Work has been crazy too. We’ve had a lot of random crazy shifts so that doesn’t suit me well. But it’ll be over soon. Being a full-time student too has also its challenges. I have a lot of emotions to confront. As a counsellor in training I am learning to become more self-aware which isn’t always easy. You are sometimes confronted with the hurts of your own past and the unhealthy behaviours you picked up… which you now have to unravel somehow. My own personal counselling is also bringing up a lot of things to the surface which would be easier to leave behind. But somehow it has caught up with me.
Reality and my unrealistic hope has clashed. Therefore, creating havoc in my life. I having to learn to accept that my unrealistic hope is now replaced with a fresh dose of reality. Something I have to learn to accept. Ha. And come to terms with. Oh the Joy’s of life…
I am going away soon…. and I feel like I am being left behind. Being left behind in the sense of feeling secure and loved. Protected and valued…. to a somewhat different situation. I need to change my attitude and go with a childish hope that all will be well. But will it be? A silent denial is of no -use. It will bring me no where sadly. I always feel like I am being left behind in the action or in what people say because sometimes my mind wonders… and I day-dream of all that could have been….

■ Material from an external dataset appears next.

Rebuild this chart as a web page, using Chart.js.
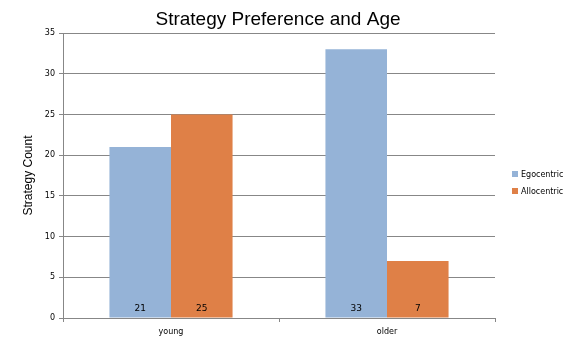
<!DOCTYPE html>
<html>
<head>
<meta charset="utf-8">
<script src="https://cdn.jsdelivr.net/npm/chart.js@4"></script>
<style>
  html, body { margin: 0; padding: 0; background: #fff; }
  #wrap { width: 586px; height: 360px; }
</style>
</head>
<body>
<div id="wrap"><canvas id="strategyChart"></canvas></div>
<script>
const categories = ["young", "older"];
const egocentric = [21, 33];
const allocentric = [25, 7];
const yTicks = [0, 5, 10, 15, 20, 25, 30, 35];
const chartTitle = "Strategy Preference and Age";

const gridColor = "#878787";

// value labels near the bottom of each bar
const barLabels = {
  id: "barLabels",
  afterDatasetsDraw(chart) {
    const ctx = chart.ctx;
    const yScale = chart.scales.y;
    ctx.save();
    ctx.font = "9px 'DejaVu Sans'";
    ctx.fillStyle = "#000";
    ctx.textAlign = "center";
    ctx.textBaseline = "middle";
    chart.data.datasets.forEach((ds, i) => {
      chart.getDatasetMeta(i).data.forEach((bar, j) => {
        ctx.fillText(String(ds.data[j]), bar.x, yScale.getPixelForValue(0) - 9);
      });
    });
    ctx.restore();
  },
};

// title centred on the whole picture, legend at the right (Excel style)
const titleAndLegend = {
  id: "titleAndLegend",
  afterDraw(chart) {
    const ctx = chart.ctx;
    ctx.save();
    ctx.font = "19px 'Liberation Sans'";
    ctx.fillStyle = "#000";
    ctx.textAlign = "center";
    ctx.textBaseline = "middle";
    ctx.fillText(chartTitle, 278, 20);

    ctx.font = "8px 'DejaVu Sans'";
    ctx.textAlign = "left";
    chart.data.datasets.forEach((ds, i) => {
      const y = 174 + i * 17;
      ctx.fillStyle = ds.backgroundColor;
      ctx.fillRect(512, y - 3, 6, 6);
      ctx.fillStyle = "#000";
      ctx.fillText(ds.label, 521, y + 0.5);
    });
    ctx.restore();
  },
};

new Chart(document.getElementById("strategyChart"), {
  type: "bar",
  data: {
    labels: categories,
    datasets: [
      { label: "Egocentric", data: egocentric, backgroundColor: "#95B3D7" },
      { label: "Allocentric", data: allocentric, backgroundColor: "#DF8047" },
    ],
  },
  options: {
    responsive: true,
    maintainAspectRatio: false,
    animation: false,
    layout: { padding: { top: 33, right: 91, bottom: 0, left: 0 } },
    datasets: { bar: { barPercentage: 1, categoryPercentage: 0.57 } },
    plugins: {
      legend: { display: false },
      tooltip: { enabled: false },
      title: { display: false },
    },
    scales: {
      x: {
        afterFit(scale) { scale.height = 42; },
        grid: {
          drawOnChartArea: false,
          drawTicks: true,
          tickLength: 4,
          color: gridColor,
        },
        border: { color: gridColor },
        ticks: {
          color: "#000",
          padding: 5,
          font: { family: "'DejaVu Sans'", size: 8 },
        },
      },
      y: {
        min: 0,
        max: 35,
        afterFit(scale) { scale.width = 63; },
        afterBuildTicks(scale) {
          scale.ticks = yTicks.map((v) => ({ value: v }));
        },
        grid: { color: gridColor, tickLength: 4 },
        border: { color: gridColor },
        ticks: {
          color: "#000",
          padding: 4,
          font: { family: "'DejaVu Sans'", size: 8 },
        },
        title: {
          display: true,
          text: "Strategy Count",
          color: "#000",
          font: { family: "'Liberation Sans'", size: 12 },
          padding: { top: 21, bottom: 0 },
        },
      },
    },
  },
  plugins: [barLabels, titleAndLegend],
});
</script>
</body>
</html>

Being left behind, being rejected, being abandoned are scary stuff to come to terms with. But my hope is in God. He says ‘come to me all you who are weary and I shall give you rest’. I prayed earnestly to him today. Hoping he’ll here my troubled heart and give me the peace I so long for.
I wonder if I made the right decision when I left two years ago… was it selfish of me to leave my son’s birthplace behind? I will be confronted with memories when I go back. The baby bed collecting dust in the attack. His ashes standing on the barren shelf alone. Should I have stayed? Instead of leaving him behind? He’s in my heart. I think of my Sebastian often. That is but one memory I face. The pain, the confrontation of what was not to be.

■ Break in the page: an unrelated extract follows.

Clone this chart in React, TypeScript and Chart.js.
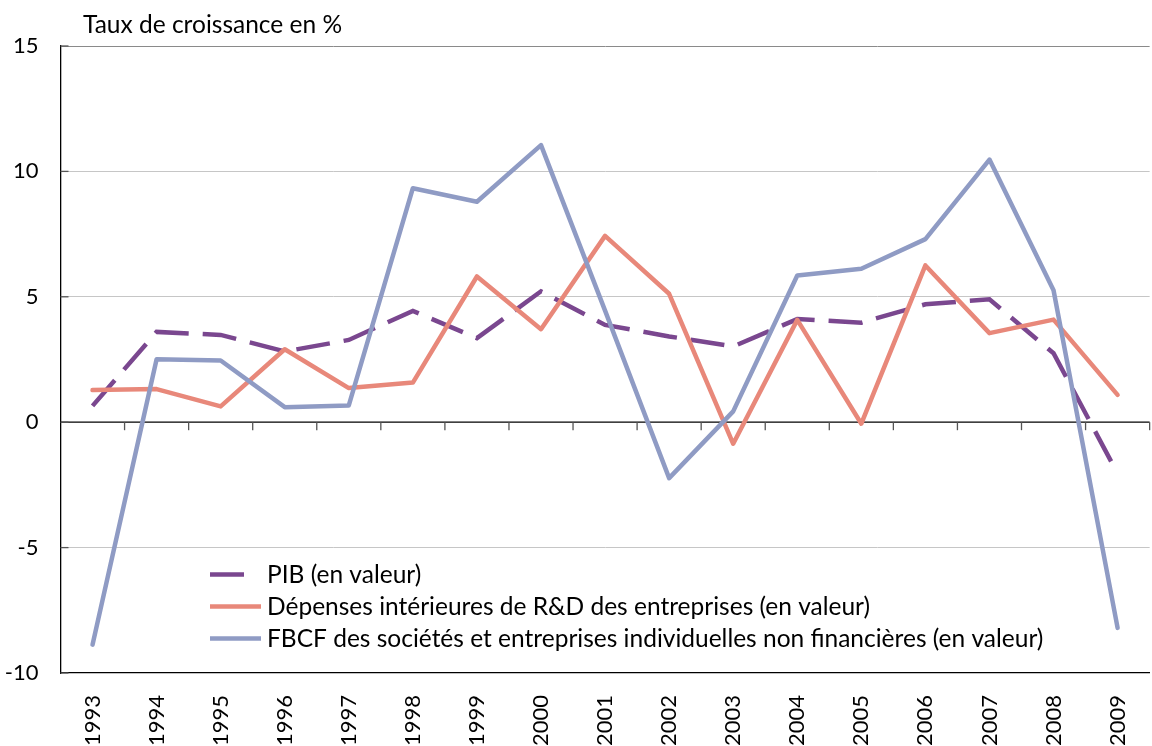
import React, { useEffect, useRef } from "react";
import { Chart, registerables } from "chart.js";

Chart.register(...registerables);

const years = ["1993", "1994", "1995", "1996", "1997", "1998", "1999", "2000", "2001", "2002", "2003", "2004", "2005", "2006", "2007", "2008", "2009"];
const pib = [0.65, 3.6, 3.48, 2.82, 3.28, 4.44, 3.35, 5.22, 3.88, 3.42, 3.02, 4.11, 3.97, 4.7, 4.9, 2.75, -2.05];
const rd = [1.28, 1.32, 0.63, 2.91, 1.36, 1.58, 5.81, 3.71, 7.43, 5.12, -0.86, 4.08, -0.06, 6.25, 3.55, 4.09, 1.09];
const fbcf = [-8.87, 2.51, 2.46, 0.6, 0.67, 9.33, 8.79, 11.05, 4.45, -2.23, 0.43, 5.85, 6.12, 7.3, 10.47, 5.26, -8.2];
const seriesLabels = [
  "PIB (en valeur)",
  "Dépenses intérieures de R&D des entreprises (en valeur)",
  "FBCF des sociétés et entreprises individuelles non financières (en valeur)",
];
const seriesColors = ["#7A478F", "#E8887A", "#8F9BC4"];
const yMin = -10;
const yMax = 15;
const yStep = 5;
const axisTitle = "Taux de croissance en %";

const FONT = "Lato, 'Noto Sans', sans-serif";
const TICK_FONT_SIZE = 22;
const TEXT_FONT_SIZE = 24.5;

const decorPlugin = {
  id: "decor",
  beforeDatasetsDraw(chart: any) {
    const { ctx, chartArea, scales } = chart;
    const x = scales.x;
    const y = scales.y;
    const y0 = y.getPixelForValue(0);
    ctx.save();
    ctx.strokeStyle = "#000";
    ctx.lineWidth = 1.3;
    ctx.beginPath();
    ctx.moveTo(chartArea.left, y0);
    ctx.lineTo(chartArea.right, y0);
    ctx.stroke();
    ctx.strokeStyle = "#555";
    ctx.lineWidth = 1.3;
    const n = years.length;
    for (let i = 1; i <= n; i++) {
      const px = i < n ? (x.getPixelForValue(i - 1) + x.getPixelForValue(i)) / 2 : chartArea.right;
      ctx.beginPath();
      ctx.moveTo(px, y0);
      ctx.lineTo(px, y0 + 8);
      ctx.stroke();
    }
    for (let v = yMin; v <= yMax; v += yStep) {
      const py = y.getPixelForValue(v);
      ctx.beginPath();
      ctx.moveTo(chartArea.left, py);
      ctx.lineTo(chartArea.left + 8, py);
      ctx.stroke();
    }
    ctx.restore();
  },
  afterDraw(chart: any) {
    const { ctx } = chart;
    ctx.save();
    ctx.font = `${TEXT_FONT_SIZE}px ${FONT}`;
    ctx.fillStyle = "#000";
    ctx.textBaseline = "alphabetic";
    ctx.textAlign = "left";
    ctx.fillText(axisTitle, 83, 33);

    const ds = chart.data.datasets;
    for (let i = 0; i < ds.length; i++) {
      const ly = 574.5 + i * 32;
      ctx.strokeStyle = ds[i].borderColor;
      ctx.lineWidth = 4.5;
      ctx.lineCap = "butt";
      ctx.setLineDash(ds[i].borderDash || []);
      ctx.beginPath();
      ctx.moveTo(210, ly);
      ctx.lineTo(ds[i].borderDash ? 256 : 261, ly);
      ctx.stroke();
      ctx.setLineDash([]);
      ctx.fillStyle = "#000";
      ctx.textBaseline = "middle";
      ctx.fillText(ds[i].label, 267, ly + 1);
    }
    ctx.restore();
  },
};

export default function App() {
  const ref = useRef<HTMLCanvasElement | null>(null);
  useEffect(() => {
    if (!ref.current) return;
    const chart = new Chart(ref.current, {
      type: "line",
      data: {
        labels: years,
        datasets: [
          {
            label: seriesLabels[0],
            data: pib,
            borderColor: seriesColors[0],
            backgroundColor: seriesColors[0],
            borderWidth: 4.5,
            borderDash: [34, 14],
            borderCapStyle: "butt",
            pointRadius: 0,
            tension: 0,
            order: 2,
          },
          {
            label: seriesLabels[1],
            data: rd,
            borderColor: seriesColors[1],
            backgroundColor: seriesColors[1],
            borderWidth: 4.5,
            borderJoinStyle: "round",
            borderCapStyle: "round",
            pointRadius: 0,
            tension: 0,
            order: 1,
          },
          {
            label: seriesLabels[2],
            data: fbcf,
            borderColor: seriesColors[2],
            backgroundColor: seriesColors[2],
            borderWidth: 4.5,
            borderJoinStyle: "round",
            borderCapStyle: "round",
            pointRadius: 0,
            tension: 0,
            order: 0,
          },
        ],
      },
      options: {
        responsive: false,
        animation: false,
        devicePixelRatio: 1,
        layout: { padding: { top: 46, left: 0, right: 0, bottom: 0 } },
        plugins: { legend: { display: false }, tooltip: { enabled: false }, title: { display: false } },
        scales: {
          x: {
            offset: true,
            grid: { display: false, drawTicks: false },
            border: { display: true, color: "#000", width: 1.3 },
            ticks: {
              autoSkip: false,
              minRotation: 90,
              maxRotation: 90,
              padding: 22,
              color: "#000",
              font: { family: FONT, size: TICK_FONT_SIZE },
            },
            afterFit: (s: any) => {
              s.height = 73;
            },
          },
          y: {
            min: yMin,
            max: yMax,
            ticks: {
              stepSize: yStep,
              color: "#000",
              padding: 22,
              font: { family: FONT, size: TICK_FONT_SIZE },
            },
            grid: {
              drawTicks: false,
              lineWidth: 1,
              color: (c: any) => {
                const v = c.tick ? c.tick.value : null;
                if (v === yMax) return "#8a8a8a";
                if (v === 0 || v === yMin) return "rgba(0,0,0,0)";
                return "#c6c6c6";
              },
            },
            border: { display: true, color: "#000", width: 1.3 },
            afterFit: (s: any) => {
              s.width = 60.5;
            },
          },
        },
      },
      plugins: [decorPlugin],
    });
    return () => chart.destroy();
  }, []);

  return (
    <div style={{ position: "fixed", left: 0, top: 0, width: 1152, height: 746, overflow: "hidden", background: "#fff" }}>
      <canvas ref={ref} width={1166} height={746} style={{ display: "block", width: 1166, height: 746 }} />
    </div>
  );
}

I am on this journey. I often feel like I am alone fighting this darkness. But I am not alone. Mum and Dad are praying. People are praying for me to get through this.

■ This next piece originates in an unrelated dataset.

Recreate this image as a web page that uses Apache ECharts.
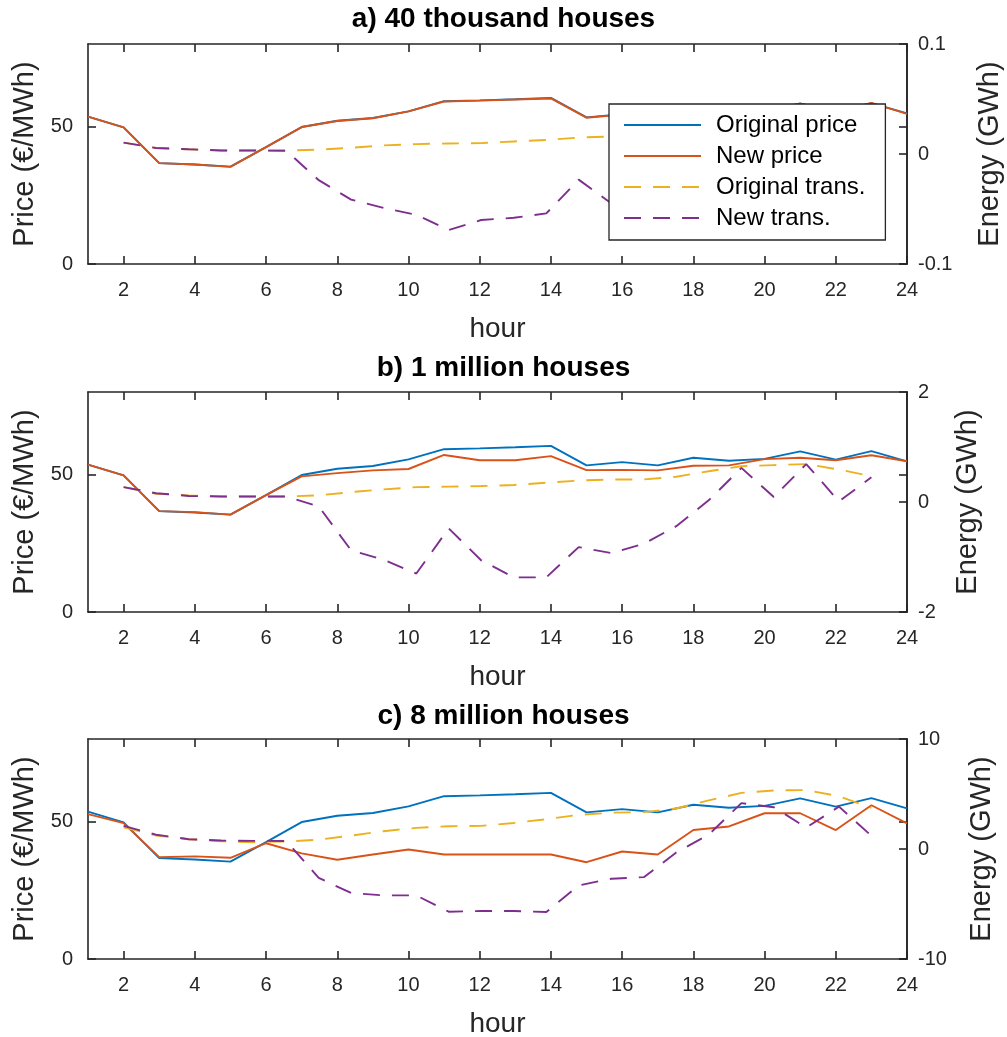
<!DOCTYPE html>
<html>
<head>
<meta charset="utf-8">
<script src="https://cdn.jsdelivr.net/npm/echarts@6/dist/echarts.min.js"></script>
<style>
  html, body { margin: 0; padding: 0; background: #fff; }
  #chart { width: 1007px; height: 1037px; }
</style>
</head>
<body>
<div id="chart"></div>
<script>
// Hourly axis and tick positions
const hours = [1, 2, 3, 4, 5, 6, 7, 8, 9, 10, 11, 12, 13, 14, 15, 16, 17, 18, 19, 20, 21, 22, 23, 24];
const hourTicks = [2, 4, 6, 8, 10, 12, 14, 16, 18, 20, 22, 24];
// The transmission series are sampled on 24 evenly spaced points between hour 2 and hour 23
const transHours = [2.00, 2.91, 3.83, 4.74, 5.65, 6.57, 7.48, 8.39, 9.30, 10.22, 11.13, 12.04,
                    12.96, 13.87, 14.78, 15.70, 16.61, 17.52, 18.43, 19.35, 20.26, 21.17, 22.09, 23.00];
const priceTicks = [0, 50];

// Prices (€/MWh)
const originalPrice = [53.6, 49.7, 36.7, 36.2, 35.4, 42.5, 49.8, 52.1, 53.1, 55.5, 59.2, 59.5,
                       59.9, 60.4, 53.3, 54.5, 53.3, 56.1, 55.0, 55.7, 58.4, 55.4, 58.5, 54.8];
const newPriceA = [53.6, 49.7, 36.7, 36.2, 35.3, 42.5, 49.8, 52.0, 53.0, 55.5, 59.1, 59.4,
                   59.8, 60.2, 53.2, 54.3, 53.2, 56.0, 54.9, 55.6, 58.3, 55.3, 58.6, 54.6];
const newPriceB = [53.6, 49.7, 36.7, 36.3, 35.4, 42.5, 49.3, 50.5, 51.5, 52.0, 57.1, 55.2,
                   55.2, 56.7, 51.6, 51.7, 51.5, 53.2, 53.3, 55.6, 56.1, 55.2, 57.0, 54.8];
const newPriceC = [52.7, 49.4, 37.0, 37.3, 36.8, 42.1, 38.4, 36.1, 38.0, 39.8, 38.0, 38.0,
                   38.0, 38.0, 35.2, 39.1, 38.0, 46.9, 48.2, 53.0, 53.0, 46.9, 55.9, 49.3];

// Transmitted energy (GWh)
const origTransA = [0.0103, 0.0055, 0.0043, 0.0032, 0.0032, 0.0032, 0.0039, 0.0057, 0.0078, 0.0090, 0.0096, 0.0099,
                    0.0114, 0.0128, 0.0149, 0.0160, 0.0164, 0.0184, 0.0224, 0.0260, 0.0268, 0.0276, 0.0236, 0.0188];
const newTransA = [0.0103, 0.0055, 0.0043, 0.0032, 0.0032, 0.0029, -0.0238, -0.0415, -0.0490, -0.0553, -0.0691, -0.0600,
                   -0.0580, -0.0540, -0.0233, -0.0450, -0.0300, -0.0180, 0.0010, 0.0250, 0.0040, 0.0280, 0.0000, 0.0180];
const origTransB = [0.27, 0.15, 0.12, 0.10, 0.10, 0.10, 0.12, 0.18, 0.23, 0.27, 0.28, 0.29,
                    0.31, 0.35, 0.39, 0.41, 0.41, 0.46, 0.56, 0.65, 0.67, 0.69, 0.59, 0.47];
const newTransB = [0.27, 0.16, 0.11, 0.10, 0.10, 0.10, -0.08, -0.88, -1.05, -1.30, -0.48, -1.06,
                   -1.37, -1.37, -0.82, -0.93, -0.76, -0.44, 0.03, 0.62, 0.09, 0.69, 0.01, 0.45];
const origTransC = [1.98, 1.23, 0.89, 0.71, 0.62, 0.68, 0.84, 1.22, 1.62, 1.92, 2.07, 2.10,
                    2.37, 2.71, 3.10, 3.30, 3.35, 3.68, 4.42, 5.10, 5.32, 5.36, 4.80, 3.73];
const newTransC = [2.10, 1.30, 0.89, 0.77, 0.74, 0.73, -2.63, -4.00, -4.22, -4.22, -5.70, -5.64,
                   -5.64, -5.73, -3.31, -2.70, -2.56, -0.32, 1.30, 4.17, 3.80, 1.95, 3.85, 1.20];

const energyTicksA = [-0.1, 0, 0.1];
const energyTicksB = [-2, 0, 2];
const energyTicksC = [-10, 0, 10];

const panelTitles = ['a) 40 thousand houses', 'b) 1 million houses', 'c) 8 million houses'];
const seriesNames = ['Original price', 'New price', 'Original trans.', 'New trans.'];
const colors = ['#0072BD', '#D95319', '#EDB120', '#7E2F8E'];

const panels = [
  { title: panelTitles[0], newPrice: newPriceA, origTrans: origTransA, newTrans: newTransA, ticks: energyTicksA, top: 44, titleTop: 5, energyGap: 68 },
  { title: panelTitles[1], newPrice: newPriceB, origTrans: origTransB, newTrans: newTransB, ticks: energyTicksB, top: 392, titleTop: 354, energyGap: 46 },
  { title: panelTitles[2], newPrice: newPriceC, origTrans: origTransC, newTrans: newTransC, ticks: energyTicksC, top: 739, titleTop: 702, energyGap: 60 }
];

const FONT = '"Liberation Sans", Arial, sans-serif';
const INK = '#262626';
const axisLine = { show: true, onZero: false, lineStyle: { color: INK, width: 1.6 } };
const tickStyle = { color: INK, width: 1.6 };

const option = {
  animation: false,
  backgroundColor: '#fff',
  title: [],
  grid: [],
  xAxis: [],
  yAxis: [],
  series: [],
  legend: {
    data: seriesNames,
    orient: 'vertical',
    left: 609,
    top: 104,
    itemWidth: 77,
    itemHeight: 14,
    itemGap: 7,
    padding: [9, 20, 10, 14],
    backgroundColor: '#fff',
    borderColor: INK,
    borderWidth: 1.3,
    borderRadius: 0,
    selectedMode: false,
    itemStyle: { opacity: 0 },
    textStyle: { fontFamily: FONT, fontSize: 24, lineHeight: 24, color: '#000', padding: [0, 0, 0, 10] }
  }
};

panels.forEach((p, i) => {
  option.title.push({
    text: p.title,
    left: 'center',
    top: p.titleTop,
    padding: 0,
    textStyle: { fontFamily: FONT, fontSize: 28, fontWeight: 'bold', color: '#000' }
  });
  option.grid.push({ left: 88, width: 819, top: p.top, height: 220, containLabel: false, outerBoundsMode: 'none' });

  const xb = option.xAxis.length;
  // bottom hour axis
  option.xAxis.push({
    type: 'value', gridIndex: i, min: 1, max: 24, position: 'bottom',
    name: 'hour', nameLocation: 'middle', nameGap: 51,
    nameTextStyle: { fontFamily: FONT, fontSize: 28, color: INK },
    axisLine: axisLine,
    axisTick: { inside: true, length: 8, lineStyle: tickStyle, customValues: hourTicks },
    axisLabel: { margin: 16, fontFamily: FONT, fontSize: 20, color: INK, customValues: hourTicks },
    splitLine: { show: false }
  });
  // mirrored top edge
  option.xAxis.push({
    type: 'value', gridIndex: i, min: 1, max: 24, position: 'top',
    axisLine: axisLine,
    axisTick: { inside: true, length: 8, lineStyle: tickStyle, customValues: hourTicks },
    axisLabel: { show: false },
    splitLine: { show: false }
  });

  const yl = option.yAxis.length;
  // price axis (left)
  option.yAxis.push({
    type: 'value', gridIndex: i, min: 0, max: 80, position: 'left',
    name: 'Price (€/MWh)', nameLocation: 'middle', nameGap: 46, nameRotate: 90,
    nameTextStyle: { fontFamily: FONT, fontSize: 29, color: INK },
    axisLine: axisLine,
    axisTick: { inside: true, length: 8, lineStyle: tickStyle, customValues: priceTicks },
    axisLabel: { margin: 15, fontFamily: FONT, fontSize: 20, color: INK, customValues: priceTicks },
    splitLine: { show: false }
  });
  // price ticks mirrored on the right edge
  option.yAxis.push({
    type: 'value', gridIndex: i, min: 0, max: 80, position: 'right',
    axisLine: axisLine,
    axisTick: { inside: true, length: 8, lineStyle: tickStyle, customValues: priceTicks },
    axisLabel: { show: false },
    splitLine: { show: false }
  });
  // energy axis (right)
  option.yAxis.push({
    type: 'value', gridIndex: i, min: p.ticks[0], max: p.ticks[2], position: 'right',
    name: 'Energy (GWh)', nameLocation: 'middle', nameGap: p.energyGap, nameRotate: 90,
    nameTextStyle: { fontFamily: FONT, fontSize: 29, color: INK },
    axisLine: axisLine,
    axisTick: { inside: true, length: 8, lineStyle: tickStyle, customValues: p.ticks },
    axisLabel: { margin: 11, fontFamily: FONT, fontSize: 20, color: INK, customValues: p.ticks },
    splitLine: { show: false }
  });

  const lineSeries = (name, xs, ys, yIndex, color, dashed) => ({
    name: name, type: 'line', xAxisIndex: xb, yAxisIndex: yIndex,
    data: ys.map((v, k) => [xs[k], v]),
    symbol: 'none', smooth: false, clip: true,
    lineStyle: { color: color, width: 1.9, type: dashed ? [17, 12] : 'solid' },
    itemStyle: { color: color },
    emphasis: { disabled: true }
  });

  option.series.push(lineSeries(seriesNames[0], hours, originalPrice, yl, colors[0], false));
  option.series.push(lineSeries(seriesNames[1], hours, p.newPrice, yl, colors[1], false));
  option.series.push(lineSeries(seriesNames[2], transHours, p.origTrans, yl + 2, colors[2], true));
  option.series.push(lineSeries(seriesNames[3], transHours, p.newTrans, yl + 2, colors[3], true));
});

const chart = echarts.init(document.getElementById('chart'), null, { renderer: 'canvas' });
chart.setOption(option);
</script>
</body>
</html>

I am a young woman sitting on the edge of life. Waiting. Waiting for hope. Waiting for God even if he feels far away. . Learning to be obedient. Learning to trust again and believe again. I do have faith in God to get me through this.
I am this woman sitting on the edge of life. Wondering do I belong? Do I have a home to go to when I come back? Will I be remembered or forgotten? Will you remember me? Remember to pray for me?